Community and authenticity

  • Festivals and traditions that feel community-led
  • Cultural access beyond the tourist centre
  • Honest storytelling about the city’s full history

Use this as your mental city culture guide when researching your next trip — not to judge places harshly, but to spot where you’ll find the richest moments.

Choosing Cities for Cultural Tourism Without Falling for Hype

Search results and social media love lists: “top 10 cultural cities”, “hidden gems”, “best art capitals”. They can be useful, but they often flatten what makes places special.

When looking for meaningful cultural tourism cities, focus less on hype and more on fit.

Ask yourself:

  • Do I want museum-heavy days, or street-level culture?
  • Am I more excited by historic architecture or modern design?
  • Do I travel through food, nightlife, literature, or craft?
  • Do I prefer compact cities for walking, or sprawling ones with distinct neighbourhoods?

A city becomes culturally rich to you when it matches your curiosity.

Bringing It All Together: Culture You Can Taste, See, and Walk Through

A city earns cultural richness by offering layers — flavours that speak of history, art that expresses identity, and architecture that holds memory in place. The magic happens when these elements aren’t isolated attractions, but part of daily life.
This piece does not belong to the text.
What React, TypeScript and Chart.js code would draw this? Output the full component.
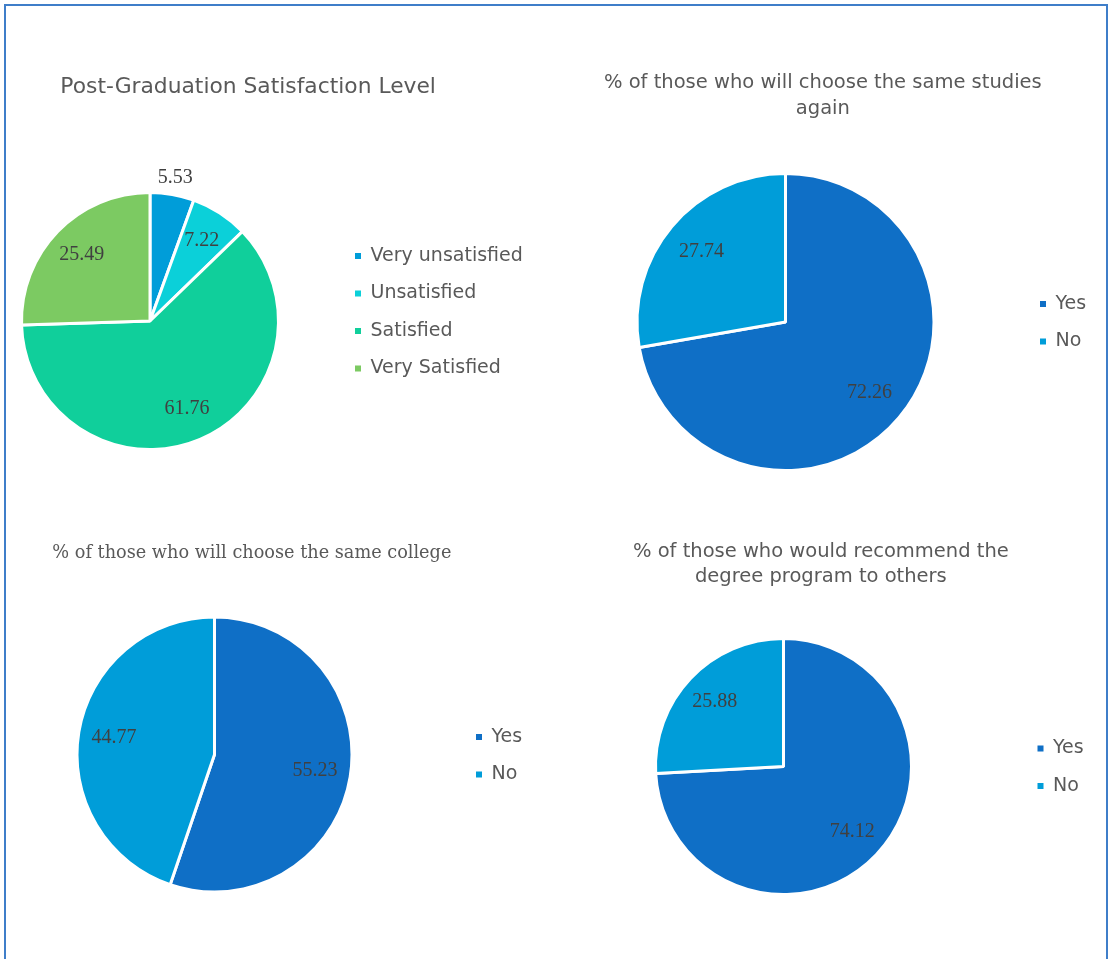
import React, { useEffect, useRef } from 'react';
import { Chart, registerables } from 'chart.js';

Chart.register(...registerables);

// ---------------- data ----------------
const satisfactionLabels = ['Very unsatisfied', 'Unsatisfied', 'Satisfied', 'Very Satisfied'];
const satisfactionValues = [5.53, 7.22, 61.76, 25.49];
const satisfactionColors = ['#009DD9', '#0BD0D9', '#10CF9B', '#7CCA62'];

const yesNoLabels = ['Yes', 'No'];
const yesNoColors = ['#0F6FC6', '#009DD9'];
const sameStudiesValues = [72.26, 27.74];
const sameCollegeValues = [55.23, 44.77];
const recommendValues = [74.12, 25.88];

const titleSatisfaction = 'Post-Graduation Satisfaction Level';
const titleSameStudies = ['% of those who will choose the same studies', 'again'];
const titleSameCollege = '% of those who will choose the same college';
const titleRecommend = ['% of those who would recommend the', 'degree program to others'];

// ---------------- styling / layout ----------------
const SANS = "'DejaVu Sans', sans-serif";
const SERIF_TITLE = "'DejaVu Serif', serif";
const LABEL_FONT = "20px 'Liberation Serif', serif";
const TEXT_COLOR = '#595959';
const LABEL_COLOR = '#404040';
const LEGEND_SIZE = 19;
const LEGEND_PAD = 18.5;
const LEGEND_BOX = 6;

type Panel = {
  id: string;
  title: string | string[];
  titleFont: { family: string; size: number; lineHeight: number };
  labels: string[];
  values: number[];
  colors: string[];
  box: { left: number; top: number; width: number; height: number };
  titleY: number;
  pieCx: number;
  pieTop: number;
  pieBottom: number;
  legendBoxX: number;
  legendFirstY: number;
};

const panels: Panel[] = [
  {
    id: 'satisfaction',
    title: titleSatisfaction,
    titleFont: { family: SANS, size: 21.8, lineHeight: 26 },
    labels: satisfactionLabels,
    values: satisfactionValues,
    colors: satisfactionColors,
    box: { left: -60, top: 20, width: 615, height: 480 },
    titleY: 87.5,
    pieCx: 150,
    pieTop: 194,
    pieBottom: 448,
    legendBoxX: 355,
    legendFirstY: 256,
  },
  {
    id: 'studies',
    title: titleSameStudies,
    titleFont: { family: SANS, size: 19.5, lineHeight: 26 },
    labels: yesNoLabels,
    values: sameStudiesValues,
    colors: yesNoColors,
    box: { left: 530, top: 20, width: 575, height: 480 },
    titleY: 83.3,
    pieCx: 785.5,
    pieTop: 175,
    pieBottom: 469,
    legendBoxX: 1040,
    legendFirstY: 304,
  },
  {
    id: 'college',
    title: titleSameCollege,
    titleFont: { family: SERIF_TITLE, size: 17.7, lineHeight: 24 },
    labels: yesNoLabels,
    values: sameCollegeValues,
    colors: yesNoColors,
    box: { left: -60, top: 510, width: 615, height: 440 },
    titleY: 553.3,
    pieCx: 214.5,
    pieTop: 618.5,
    pieBottom: 890.5,
    legendBoxX: 476,
    legendFirstY: 737,
  },
  {
    id: 'recommend',
    title: titleRecommend,
    titleFont: { family: SANS, size: 19.5, lineHeight: 25 },
    labels: yesNoLabels,
    values: recommendValues,
    colors: yesNoColors,
    box: { left: 530, top: 510, width: 575, height: 440 },
    titleY: 552.3,
    pieCx: 783.5,
    pieTop: 640,
    pieBottom: 893,
    legendBoxX: 1037.5,
    legendFirstY: 748.5,
  },
];

const sliceLabelPlugin = {
  id: 'sliceLabels',
  afterDatasetsDraw(chart: any, _args: any, opts: any) {
    const { ctx } = chart;
    const meta = chart.getDatasetMeta(0);
    const data = chart.data.datasets[0].data as number[];
    ctx.save();
    ctx.font = opts.font;
    ctx.fillStyle = opts.color;
    ctx.textAlign = 'center';
    ctx.textBaseline = 'middle';
    meta.data.forEach((arc: any, i: number) => {
      const p = arc.getProps(['x', 'y', 'startAngle', 'endAngle', 'outerRadius'], true);
      const mid = (p.startAngle + p.endAngle) / 2;
      const v = data[i];
      const dist = v < opts.outsideBelow ? p.outerRadius + opts.outsideGap : p.outerRadius * opts.ratio;
      ctx.fillText(v.toFixed(2), p.x + Math.cos(mid) * dist, p.y + Math.sin(mid) * dist);
    });
    ctx.restore();
  },
};

function PiePanel({ spec }: { spec: Panel }) {
  const ref = useRef<HTMLCanvasElement>(null);

  useEffect(() => {
    const canvas = ref.current;
    if (!canvas) return;
    const ctx = canvas.getContext('2d')!;
    ctx.save();
    ctx.font = `normal ${LEGEND_SIZE}px ${SANS}`;
    const maxText = Math.max(...spec.labels.map((l) => ctx.measureText(l).width));
    ctx.restore();

    const { left: L, top: T, width: W, height: H } = spec.box;
    const lines = Array.isArray(spec.title) ? spec.title.length : 1;
    const lh = spec.titleFont.lineHeight;
    const tpt = spec.titleY - T - lh / 2;
    const tpb = spec.pieTop - T - tpt - lines * lh;
    const pb = T + H - spec.pieBottom;
    const legendW = LEGEND_PAD + LEGEND_BOX + LEGEND_SIZE / 2 + maxText + 10;
    const legendLeft = spec.legendBoxX - LEGEND_PAD;
    const areaLeft = 2 * spec.pieCx - legendLeft;
    const pl = areaLeft - L;
    const pr = L + W - (legendLeft + legendW);
    const radius = (spec.pieBottom - spec.pieTop) / 2 + 1.5;
    // spacer above the legend items so that the first entry sits at legendFirstY
    const legendSpacer = Math.max(spec.legendFirstY - (spec.pieTop + LEGEND_PAD + LEGEND_SIZE / 2), 0);

    const baseGen = (Chart as any).overrides.doughnut.plugins.legend.labels.generateLabels;

    const chart = new Chart(canvas, {
      type: 'pie',
      data: {
        labels: spec.labels,
        datasets: [
          {
            data: spec.values,
            backgroundColor: spec.colors,
            borderColor: '#ffffff',
            borderWidth: 3,
            radius: radius,
            clip: false,
          } as any,
        ],
      },
      options: {
        animation: false,
        responsive: false,
        events: [],
        layout: { padding: { left: pl, right: pr, top: 0, bottom: pb } },
        plugins: {
          title: {
            display: true,
            text: spec.title,
            color: TEXT_COLOR,
            font: { family: spec.titleFont.family, size: spec.titleFont.size, weight: 'normal', lineHeight: `${lh}px` },
            padding: { top: tpt, bottom: tpb },
          },
          legend: {
            display: true,
            position: 'right',
            align: 'start',
            fullSize: false,
            title: {
              display: true,
              text: '',
              font: { size: 10, lineHeight: '0px' },
              padding: { top: legendSpacer, bottom: 0 },
            },
            labels: {
              color: TEXT_COLOR,
              font: { family: SANS, size: LEGEND_SIZE },
              boxWidth: LEGEND_BOX,
              boxHeight: LEGEND_BOX,
              padding: LEGEND_PAD,
              generateLabels: (c: any) =>
                baseGen(c).map((it: any) => ({ ...it, lineWidth: 0, strokeStyle: 'rgba(0,0,0,0)' })),
            },
          },
          tooltip: { enabled: false },
          sliceLabels: { font: LABEL_FONT, color: LABEL_COLOR, ratio: 0.74, outsideBelow: 6, outsideGap: 17 },
        } as any,
      },
      plugins: [sliceLabelPlugin],
    });
    return () => chart.destroy();
  }, [spec]);

  return (
    <canvas
      ref={ref}
      width={spec.box.width}
      height={spec.box.height}
      style={{
        position: 'absolute',
        left: spec.box.left,
        top: spec.box.top,
        width: spec.box.width,
        height: spec.box.height,
      }}
    />
  );
}

export default function App() {
  return (
    <div
      style={{
        position: 'absolute',
        left: 0,
        top: 0,
        width: 1109,
        height: 959,
        overflow: 'hidden',
        background: '#ffffff',
      }}
    >
      {panels.map((p) => (
        <PiePanel key={p.id} spec={p} />
      ))}
      <div
        style={{
          position: 'absolute',
          left: 4,
          top: 4,
          width: 1104,
          height: 1000,
          boxSizing: 'border-box',
          border: '2px solid #3F7EC9',
          pointerEvents: 'none',
        }}
      />
    </div>
  );
}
That’s why the most satisfying cultural trips rarely come from racing between landmarks. They come from lingering: in a market, on a bench in a square, under the shadow of an old building, in a small gallery where someone is genuinely excited to tell you about a local artist.

So if you’re planning your next break and want more than pretty photos, lean into the trio that rarely disappoints: eat with intention, look closely at the art around you, and walk the city like the buildings have something to say. In the best places, they really do.